On December 29, 1705, the forty-one Sikhs rushed in to cut off the Mughals anyway. They did several clever things in and leading up to the battle:
1) Positioned themselves in front of the Khirdana reservoir, the only source of water for miles around, and defended it viciously.
2) Laid sheets across bushes everywhere, giving the appearance of tents — and then hid in nearby bushes, ambushing the Mughals when they started attacking the empty “tents”.
3) Kicked up a colossal amount of dust, attracting the attention of the retreating Guru — who proceeded to unleash an unholy hell of arrows from a nearby hill upon the Mughals.
Eventually the Mughals, battered and thirsty, withdrew. All forty of the deserters died in that battle, as did a large number of Mughal soldiers. Mai Bhago was the only Sikh survivor. From there, she became bodyguard to Guru Gobind Singh, last living guru in Sikh history. She outlived the old man and later died of old age herself. The Mughal Empire died out a bit over a century later, and the Sikh religion continues strong to this day. Her spear and gun can still be found in Sikh museums, and her house has been converted into a temple.
And lastly: although best known by the name Mai Bhago, technically her name, after converting to Khalsa, was Mai Bhag Kaur — Kaur being a surname all female Khalsa take, meaning, literally, “princess.”

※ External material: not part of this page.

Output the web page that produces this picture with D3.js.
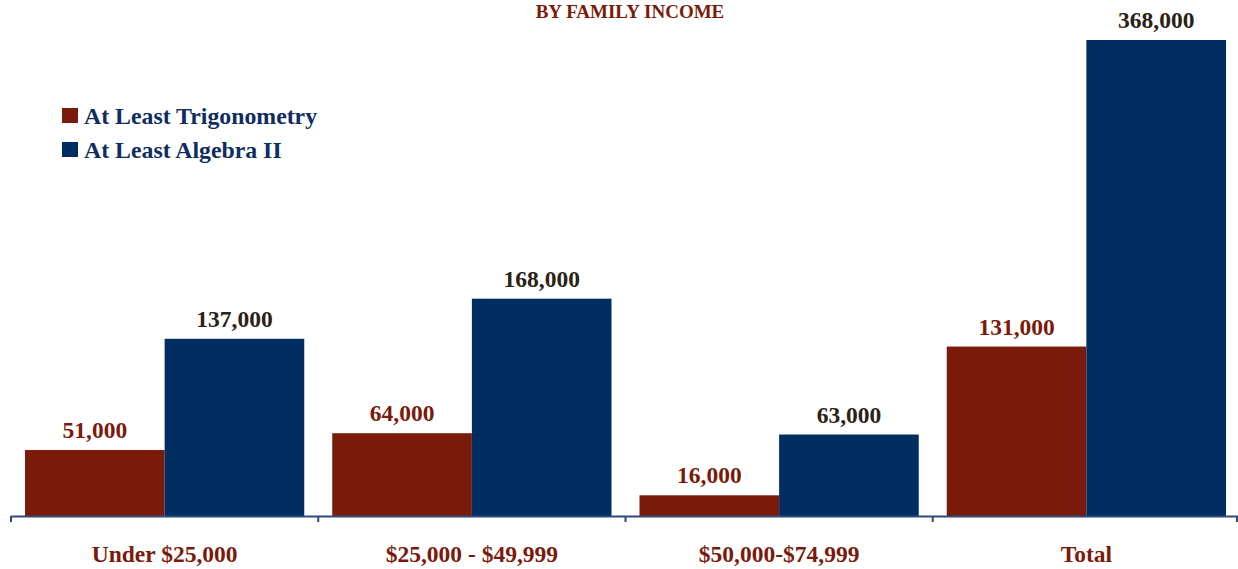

Art notes: She is depicted here not just wearing the traditional Khalsa clothing, but that of the Nihang, an elite warrior Khalsa sect. This outfit includes a variety of bladed weapons (the Guru was known to have five weapons on him at all times), electric blue robes, steel-wrapped turbans, and steel bangles about the wrist. I am unsure if she was technically Nihang, but for damn sure she had their spirit.
And yes, she is decapitating that guy. Follow the trail of dust to see the arc of her sword. She has her sword and shield on the same arm, up around her shoulder. Realistically, I should have put the shield on her other arm, but hindsight is 20/20.
Lastly: the Mughal being beheaded has period-accurate clothing, although his helmet is one of an infantryman and his outfit is that of a cavalryman. I wanted to be able to see his face.